Vols internationaux : quand les taxes aériennes africaines étranglent durement la compétitivité
Le Gabon détient le record de redevances internationales (Crédit image : Afrimag)
Les points clés :
Taxes aériennes africaines record : les passagers paient en moyenne 68 $ par vol international, bien plus que les 30–34 $ en Europe ou au Moyen-Orient.
Le Gabon (297,7 $), la Sierra Leone (294 $) et le Nigeria (180 $) imposent les plus fortes redevances internationales.
L’Afrique de l’Ouest (109,5 $) et l’Afrique centrale (106,6 $) affichent les frais les plus élevés, freinant l’intégration régionale et le secteur du tourisme.
À l’appui du rapport AFRAA 2024 sur les taxes et redevances aériennes, l’analyse révèle que les voyageurs internationaux quittant l’Afrique payent en moyenne 68 $ de taxes par billet, contre 30–34 $ en Europe ou au Moyen‑Orient. Ces redevances, imposées par les États, aéroports et autres prestataires, ont augmenté en 2024 par rapport à 2022, alors que la demande peine à compenser l’inflation des coûts. Le rapport souligne que les tickets incluent en moyenne 3,5 types de charges par vol international, contre 2,5 en Europe .
La situation est particulièrement criante en Afrique de l’Ouest et en Afrique centrale, les régions les plus taxées, affichant respectivement 109,49 $ et 106,62 $ de taxes moyennes par passager, malgré n’accueillir que 23 % du trafic aérien continental. En contraste, l’Afrique du Nord est la plus compétitive avec 25,27 $ en moyenne.
D’après le palmarès AFRAA, le Gabon détient le record de redevances internationales avec 297,70 $ par passager, suivi de la Sierra Leone (294 $) et du Nigeria (180 $). Le Bénin (123,4 $), le Niger (130,7 $), le Sénégal (122,6 $), le Libéria (115 $), le Ghana (111,5 $) et la RDC (109,9 $) complètent le top 10. À l’opposé, la Libye (1,3 $), le Malawi (5 $), le Lesotho (5,7 $), l’Algérie (9,8 $), l’Eswatini (14,2 $), le Tunisie (15,4 $), le Botswana (18,9 $) offrent des charges nettement inférieures, illustrant un modèle fiscal cohérent avec les principes de l’ICAO (neutralité, proportionnalité, transparence).

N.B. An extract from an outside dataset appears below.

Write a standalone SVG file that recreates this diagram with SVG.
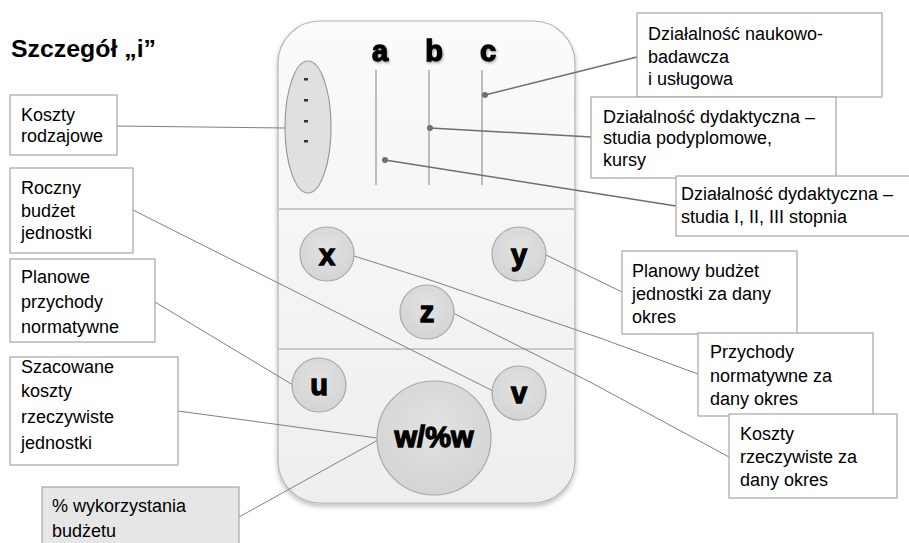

Cette divergence se traduit dans une fracture économique régionale majeure. L’Afrique de l’Ouest et centrale imposent des coûts intercontinentaux trois à quatre fois supérieurs à ceux de l’Afrique du Nord, tout en générant moins de trafic. Si les pays du Nord représentent 35 % du trafic aérien continental, leurs charges restent contenues, favorisant attractivité et rentabilité.
Cette fiscalité excessive est dénoncée par AFRAA comme un frein structurel à la demande, à l’essor du tourisme et à l’intégration régionale. Le secteur aérien contribue pourtant à hauteur de 75 milliards de dollars au PIB africain et soutient 8,1 millions d’emplois, mais il reste structurellement déficitaire. AFRAA appelle les gouvernements à réviser les régimes fiscaux, limiter les redevances au coût réel des services, harmoniser les politiques selon les normes ICAO et recourir à des modes de financement alternatifs pour les infrastructures.
Pourquoi est-ce important ?
Cette situation n’est pas un simple désagrément passager : elle affaiblit l’ensemble de la chaîne de valeur économique ouest‑africaine. Les coûts prohibitifs de déplacement limitent le tourisme, freinent les investisseurs de la diaspora, et réduisent la fluidité des échanges intra-africains. L’asymétrie entre sous-régions renforce la marginalisation de certains hubs comme Lomé, Dakar ou Accra face aux hubs du Maghreb.
Des réformes alignées sur les principes de l’Organisation de l’Aviation Civile Internationale (ICAO), taxation liée au coût, consultation, transparence et non-discrimination, sont essentielles pour restaurer la compétitivité de l’aviation africaine. L’Afrique du Nord démontre que ces normes peuvent être compatibles avec un trafic aérien dense et rentable.
Enfin, la limitation des charges aériennes est également un enjeu de justice sociale et de démocratisation de la mobilité : les classes moyennes en émergence, les entrepreneurs, les professionnels de la diaspora, les étudiants internationaux, tous pâtissent d’un accès réduit à un transport accessible. Réduire ces taxes, c’est améliorer l’intégration continentale, stimuler les échanges économiques, créer des emplois et renforcer les dynamiques post‑ZLECAf.